The Penal Abolition movement rejects the use of incarceration as a form of social control and community maintenance. Penal abolitionists challenge the current use of policing, courts and prisons to control populations as a means of solving social problems. The movement fights against the overlapping interests of government and industry that support surveillance and increased state power.
Penal abolitionists highlight that imprisonment does not change the conditions that lead to criminal behaviour. Furthermore, the isolation of offenders in correctional institutions can worsen their health outcomes, sever their familial and community ties and reduce their capacity to attain further employment. In addition, prison overcrowding in Australia threatens to exacerbate prisoners’ mental illnesses, increase rates of violence, self-harm and suicide in custody and augment recidivism rates.
Penal abolitionists stress that the current system fails to reduce crime or to promote community safety. They contend that the penal system discriminates on the basis of ethnicity, indigeneity and social class, and exploits the underprivileged in the pursuit of profit and political power.

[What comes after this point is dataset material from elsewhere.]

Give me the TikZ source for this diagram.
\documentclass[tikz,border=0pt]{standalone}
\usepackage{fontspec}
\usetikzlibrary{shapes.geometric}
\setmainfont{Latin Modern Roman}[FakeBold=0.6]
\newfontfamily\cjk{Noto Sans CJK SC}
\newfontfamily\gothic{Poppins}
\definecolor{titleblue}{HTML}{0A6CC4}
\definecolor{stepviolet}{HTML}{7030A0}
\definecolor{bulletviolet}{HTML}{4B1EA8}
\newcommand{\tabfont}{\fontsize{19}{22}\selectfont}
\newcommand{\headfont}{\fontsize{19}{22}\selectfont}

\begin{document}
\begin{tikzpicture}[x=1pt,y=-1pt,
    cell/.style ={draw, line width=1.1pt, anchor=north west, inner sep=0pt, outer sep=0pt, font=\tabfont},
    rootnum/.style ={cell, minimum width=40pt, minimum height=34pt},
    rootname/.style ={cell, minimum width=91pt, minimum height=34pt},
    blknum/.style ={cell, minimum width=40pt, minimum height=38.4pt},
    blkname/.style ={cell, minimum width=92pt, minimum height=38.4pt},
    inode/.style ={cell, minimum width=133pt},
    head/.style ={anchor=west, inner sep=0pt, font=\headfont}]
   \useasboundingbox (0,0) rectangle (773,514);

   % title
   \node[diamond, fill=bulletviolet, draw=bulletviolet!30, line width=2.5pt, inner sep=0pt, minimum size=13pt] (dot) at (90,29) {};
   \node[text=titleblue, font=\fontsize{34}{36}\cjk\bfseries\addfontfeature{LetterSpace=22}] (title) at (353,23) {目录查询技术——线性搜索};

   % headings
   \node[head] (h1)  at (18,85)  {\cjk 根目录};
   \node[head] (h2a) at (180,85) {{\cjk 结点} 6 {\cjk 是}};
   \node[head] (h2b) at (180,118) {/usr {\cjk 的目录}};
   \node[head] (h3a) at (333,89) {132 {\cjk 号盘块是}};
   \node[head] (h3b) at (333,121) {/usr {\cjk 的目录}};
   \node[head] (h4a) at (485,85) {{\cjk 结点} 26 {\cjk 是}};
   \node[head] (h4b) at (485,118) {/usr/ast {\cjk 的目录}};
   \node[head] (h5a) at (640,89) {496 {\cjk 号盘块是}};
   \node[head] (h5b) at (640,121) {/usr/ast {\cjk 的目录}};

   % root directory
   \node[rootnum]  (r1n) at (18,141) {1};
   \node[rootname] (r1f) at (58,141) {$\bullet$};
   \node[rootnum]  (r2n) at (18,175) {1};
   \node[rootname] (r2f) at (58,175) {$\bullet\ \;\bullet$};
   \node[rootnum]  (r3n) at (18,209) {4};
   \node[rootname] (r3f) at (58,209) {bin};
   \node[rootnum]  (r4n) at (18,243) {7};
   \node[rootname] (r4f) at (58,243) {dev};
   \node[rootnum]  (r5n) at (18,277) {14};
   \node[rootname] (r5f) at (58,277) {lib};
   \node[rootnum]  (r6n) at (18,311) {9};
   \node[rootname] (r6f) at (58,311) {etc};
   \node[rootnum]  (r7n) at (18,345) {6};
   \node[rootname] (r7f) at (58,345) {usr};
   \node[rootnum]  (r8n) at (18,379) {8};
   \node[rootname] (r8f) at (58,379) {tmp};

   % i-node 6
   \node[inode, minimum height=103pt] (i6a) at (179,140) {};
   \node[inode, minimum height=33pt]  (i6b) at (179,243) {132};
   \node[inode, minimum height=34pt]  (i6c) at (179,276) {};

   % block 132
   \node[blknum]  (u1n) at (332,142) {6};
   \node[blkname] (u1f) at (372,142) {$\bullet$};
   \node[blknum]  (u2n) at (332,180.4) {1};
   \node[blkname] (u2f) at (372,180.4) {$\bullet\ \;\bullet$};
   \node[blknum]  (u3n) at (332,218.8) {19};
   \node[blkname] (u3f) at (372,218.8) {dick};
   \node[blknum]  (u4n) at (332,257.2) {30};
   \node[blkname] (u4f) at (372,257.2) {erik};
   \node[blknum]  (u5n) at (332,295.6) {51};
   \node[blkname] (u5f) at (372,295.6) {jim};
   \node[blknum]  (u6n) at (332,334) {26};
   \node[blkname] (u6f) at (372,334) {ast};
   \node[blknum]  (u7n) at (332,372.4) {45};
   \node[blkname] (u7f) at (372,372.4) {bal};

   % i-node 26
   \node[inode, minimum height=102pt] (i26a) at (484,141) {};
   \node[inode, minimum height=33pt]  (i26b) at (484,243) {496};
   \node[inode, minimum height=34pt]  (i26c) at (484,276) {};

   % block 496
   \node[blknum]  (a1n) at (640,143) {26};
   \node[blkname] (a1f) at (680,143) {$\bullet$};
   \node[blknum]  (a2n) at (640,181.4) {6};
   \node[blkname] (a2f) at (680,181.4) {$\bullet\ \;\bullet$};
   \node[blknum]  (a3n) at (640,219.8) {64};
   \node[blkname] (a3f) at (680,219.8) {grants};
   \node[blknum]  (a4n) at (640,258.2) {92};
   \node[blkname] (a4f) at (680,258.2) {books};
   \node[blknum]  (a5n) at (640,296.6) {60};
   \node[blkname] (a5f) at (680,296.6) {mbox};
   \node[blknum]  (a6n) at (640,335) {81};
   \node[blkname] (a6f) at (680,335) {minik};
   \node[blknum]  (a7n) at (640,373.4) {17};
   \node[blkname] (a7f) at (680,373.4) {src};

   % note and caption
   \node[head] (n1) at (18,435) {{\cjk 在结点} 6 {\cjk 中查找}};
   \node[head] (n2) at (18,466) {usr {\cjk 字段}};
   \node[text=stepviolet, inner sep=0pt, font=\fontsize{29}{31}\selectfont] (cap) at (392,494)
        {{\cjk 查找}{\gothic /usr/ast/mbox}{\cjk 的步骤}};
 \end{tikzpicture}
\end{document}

While penal abolitionists acknowledge that the justice system should not be abandoned altogether, they strongly challenge the misconception that punishment is the only effective or moral response to anti-social behaviour.
In short, the penal abolition movement believes that state resources used to run jails would be better directed at addressing issues that foster criminogenic environments, including poverty, educational disadvantage and community disengagement. It proposes long term goals to stop the construction of new prisons, promote restorative justice, end solitary confinement and the death penalty and develop effective crime prevention strategies.